>> BEGIN Data section

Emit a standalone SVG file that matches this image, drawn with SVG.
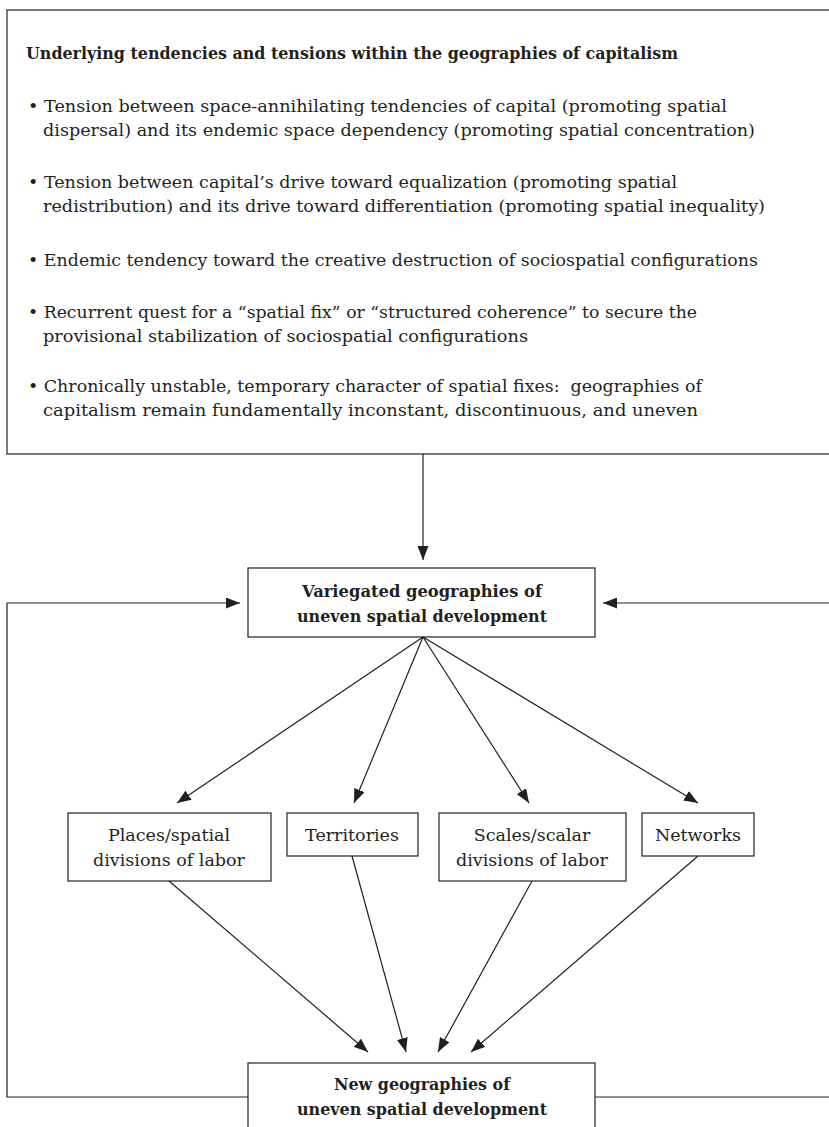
<svg xmlns="http://www.w3.org/2000/svg" width="829" height="1127" viewBox="0 0 829 1127">
  <style>
    .box { fill: #ffffff; stroke: #333333; stroke-width: 1.3; }
    .t { font-family: "DejaVu Serif", "Liberation Serif", serif; font-size: 17.5px; fill: #231f20; }
    .b { font-family: "DejaVu Serif", "Liberation Serif", serif; font-size: 17px; font-weight: bold; fill: #231f20; }
    .c { text-anchor: middle; }
    .ln { fill: none; stroke: #231f20; stroke-width: 1.2; }
  </style>
  <defs>
    <marker id="ah" markerUnits="userSpaceOnUse" markerWidth="14" markerHeight="11" refX="14" refY="5.5" orient="auto">
      <path d="M0,0 L14,5.5 L0,11 z" fill="#231f20"/>
    </marker>
  </defs>

  <g id="node-tendencies">
    <rect class="box" x="7" y="10" width="840" height="444"/>
    <text class="b" x="26" y="59" textLength="652" lengthAdjust="spacingAndGlyphs">Underlying tendencies and tensions within the geographies of capitalism</text>
    <text class="t" x="28" y="112" textLength="699" lengthAdjust="spacingAndGlyphs">• Tension between space-annihilating tendencies of capital (promoting spatial</text>
    <text class="t" x="43" y="136" textLength="712" lengthAdjust="spacingAndGlyphs">dispersal) and its endemic space dependency (promoting spatial concentration)</text>
    <text class="t" x="28" y="188" textLength="649" lengthAdjust="spacingAndGlyphs">• Tension between capital’s drive toward equalization (promoting spatial</text>
    <text class="t" x="43" y="212" textLength="722" lengthAdjust="spacingAndGlyphs">redistribution) and its drive toward differentiation (promoting spatial inequality)</text>
    <text class="t" x="28" y="266" textLength="730" lengthAdjust="spacingAndGlyphs">• Endemic tendency toward the creative destruction of sociospatial configurations</text>
    <text class="t" x="28" y="318" textLength="669" lengthAdjust="spacingAndGlyphs">• Recurrent quest for a “spatial fix” or “structured coherence” to secure the</text>
    <text class="t" x="43" y="342" textLength="485" lengthAdjust="spacingAndGlyphs">provisional stabilization of sociospatial configurations</text>
    <text class="t" x="28" y="392" textLength="674" lengthAdjust="spacingAndGlyphs">• Chronically unstable, temporary character of spatial fixes:&#160; geographies of</text>
    <text class="t" x="43" y="416" textLength="655" lengthAdjust="spacingAndGlyphs">capitalism remain fundamentally inconstant, discontinuous, and uneven</text>
  </g>

  <g id="node-variegated">
    <rect class="box" x="248" y="568" width="347" height="69"/>
    <text class="b c" x="422" y="597" textLength="240" lengthAdjust="spacingAndGlyphs">Variegated geographies of</text>
    <text class="b c" x="422" y="622" textLength="250" lengthAdjust="spacingAndGlyphs">uneven spatial development</text>
  </g>

  <g id="node-places">
    <rect class="box" x="68" y="813" width="203" height="68"/>
    <text class="t c" x="169" y="841">Places/spatial</text>
    <text class="t c" x="169" y="866">divisions of labor</text>
  </g>

  <g id="node-territories">
    <rect class="box" x="287" y="813" width="131" height="43"/>
    <text class="t c" x="352" y="841">Territories</text>
  </g>

  <g id="node-scales">
    <rect class="box" x="439" y="813" width="187" height="68"/>
    <text class="t c" x="532" y="841">Scales/scalar</text>
    <text class="t c" x="532" y="866">divisions of labor</text>
  </g>

  <g id="node-networks">
    <rect class="box" x="642" y="813" width="112" height="43"/>
    <text class="t c" x="698" y="841">Networks</text>
  </g>

  <g id="node-new">
    <rect class="box" x="248" y="1063" width="347" height="80"/>
    <text class="b c" x="422" y="1090" textLength="176" lengthAdjust="spacingAndGlyphs">New geographies of</text>
    <text class="b c" x="422" y="1115" textLength="250" lengthAdjust="spacingAndGlyphs">uneven spatial development</text>
  </g>

  <g id="connectors">
    <line class="ln" x1="423" y1="454" x2="423" y2="560" marker-end="url(#ah)"/>
    <line class="ln" x1="423" y1="637" x2="177" y2="803" marker-end="url(#ah)"/>
    <line class="ln" x1="423" y1="637" x2="354" y2="803" marker-end="url(#ah)"/>
    <line class="ln" x1="423" y1="637" x2="529" y2="803" marker-end="url(#ah)"/>
    <line class="ln" x1="423" y1="637" x2="698" y2="803" marker-end="url(#ah)"/>
    <line class="ln" x1="169" y1="881" x2="368" y2="1052" marker-end="url(#ah)"/>
    <line class="ln" x1="352" y1="856" x2="406" y2="1052" marker-end="url(#ah)"/>
    <line class="ln" x1="532" y1="881" x2="438" y2="1052" marker-end="url(#ah)"/>
    <line class="ln" x1="698" y1="856" x2="471" y2="1052" marker-end="url(#ah)"/>
    <polyline class="ln" points="248,1097 7,1097 7,603 240,603" marker-end="url(#ah)"/>
    <polyline class="ln" points="595,1097 840,1097 840,603 603,603" marker-end="url(#ah)"/>
  </g>
</svg>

>> END Data section

### What you have to do
Repeat all the data as it stands, dropping any images it holds.

### Right answer
Emit a standalone SVG file that matches this image, drawn with SVG.
<svg xmlns="http://www.w3.org/2000/svg" width="829" height="1127" viewBox="0 0 829 1127">
  <style>
    .box { fill: #ffffff; stroke: #333333; stroke-width: 1.3; }
    .t { font-family: "DejaVu Serif", "Liberation Serif", serif; font-size: 17.5px; fill: #231f20; }
    .b { font-family: "DejaVu Serif", "Liberation Serif", serif; font-size: 17px; font-weight: bold; fill: #231f20; }
    .c { text-anchor: middle; }
    .ln { fill: none; stroke: #231f20; stroke-width: 1.2; }
  </style>
  <defs>
    <marker id="ah" markerUnits="userSpaceOnUse" markerWidth="14" markerHeight="11" refX="14" refY="5.5" orient="auto">
      <path d="M0,0 L14,5.5 L0,11 z" fill="#231f20"/>
    </marker>
  </defs>

  <g id="node-tendencies">
    <rect class="box" x="7" y="10" width="840" height="444"/>
    <text class="b" x="26" y="59" textLength="652" lengthAdjust="spacingAndGlyphs">Underlying tendencies and tensions within the geographies of capitalism</text>
    <text class="t" x="28" y="112" textLength="699" lengthAdjust="spacingAndGlyphs">• Tension between space-annihilating tendencies of capital (promoting spatial</text>
    <text class="t" x="43" y="136" textLength="712" lengthAdjust="spacingAndGlyphs">dispersal) and its endemic space dependency (promoting spatial concentration)</text>
    <text class="t" x="28" y="188" textLength="649" lengthAdjust="spacingAndGlyphs">• Tension between capital’s drive toward equalization (promoting spatial</text>
    <text class="t" x="43" y="212" textLength="722" lengthAdjust="spacingAndGlyphs">redistribution) and its drive toward differentiation (promoting spatial inequality)</text>
    <text class="t" x="28" y="266" textLength="730" lengthAdjust="spacingAndGlyphs">• Endemic tendency toward the creative destruction of sociospatial configurations</text>
    <text class="t" x="28" y="318" textLength="669" lengthAdjust="spacingAndGlyphs">• Recurrent quest for a “spatial fix” or “structured coherence” to secure the</text>
    <text class="t" x="43" y="342" textLength="485" lengthAdjust="spacingAndGlyphs">provisional stabilization of sociospatial configurations</text>
    <text class="t" x="28" y="392" textLength="674" lengthAdjust="spacingAndGlyphs">• Chronically unstable, temporary character of spatial fixes:&#160; geographies of</text>
    <text class="t" x="43" y="416" textLength="655" lengthAdjust="spacingAndGlyphs">capitalism remain fundamentally inconstant, discontinuous, and uneven</text>
  </g>

  <g id="node-variegated">
    <rect class="box" x="248" y="568" width="347" height="69"/>
    <text class="b c" x="422" y="597" textLength="240" lengthAdjust="spacingAndGlyphs">Variegated geographies of</text>
    <text class="b c" x="422" y="622" textLength="250" lengthAdjust="spacingAndGlyphs">uneven spatial development</text>
  </g>

  <g id="node-places">
    <rect class="box" x="68" y="813" width="203" height="68"/>
    <text class="t c" x="169" y="841">Places/spatial</text>
    <text class="t c" x="169" y="866">divisions of labor</text>
  </g>

  <g id="node-territories">
    <rect class="box" x="287" y="813" width="131" height="43"/>
    <text class="t c" x="352" y="841">Territories</text>
  </g>

  <g id="node-scales">
    <rect class="box" x="439" y="813" width="187" height="68"/>
    <text class="t c" x="532" y="841">Scales/scalar</text>
    <text class="t c" x="532" y="866">divisions of labor</text>
  </g>

  <g id="node-networks">
    <rect class="box" x="642" y="813" width="112" height="43"/>
    <text class="t c" x="698" y="841">Networks</text>
  </g>

  <g id="node-new">
    <rect class="box" x="248" y="1063" width="347" height="80"/>
    <text class="b c" x="422" y="1090" textLength="176" lengthAdjust="spacingAndGlyphs">New geographies of</text>
    <text class="b c" x="422" y="1115" textLength="250" lengthAdjust="spacingAndGlyphs">uneven spatial development</text>
  </g>

  <g id="connectors">
    <line class="ln" x1="423" y1="454" x2="423" y2="560" marker-end="url(#ah)"/>
    <line class="ln" x1="423" y1="637" x2="177" y2="803" marker-end="url(#ah)"/>
    <line class="ln" x1="423" y1="637" x2="354" y2="803" marker-end="url(#ah)"/>
    <line class="ln" x1="423" y1="637" x2="529" y2="803" marker-end="url(#ah)"/>
    <line class="ln" x1="423" y1="637" x2="698" y2="803" marker-end="url(#ah)"/>
    <line class="ln" x1="169" y1="881" x2="368" y2="1052" marker-end="url(#ah)"/>
    <line class="ln" x1="352" y1="856" x2="406" y2="1052" marker-end="url(#ah)"/>
    <line class="ln" x1="532" y1="881" x2="438" y2="1052" marker-end="url(#ah)"/>
    <line class="ln" x1="698" y1="856" x2="471" y2="1052" marker-end="url(#ah)"/>
    <polyline class="ln" points="248,1097 7,1097 7,603 240,603" marker-end="url(#ah)"/>
    <polyline class="ln" points="595,1097 840,1097 840,603 603,603" marker-end="url(#ah)"/>
  </g>
</svg>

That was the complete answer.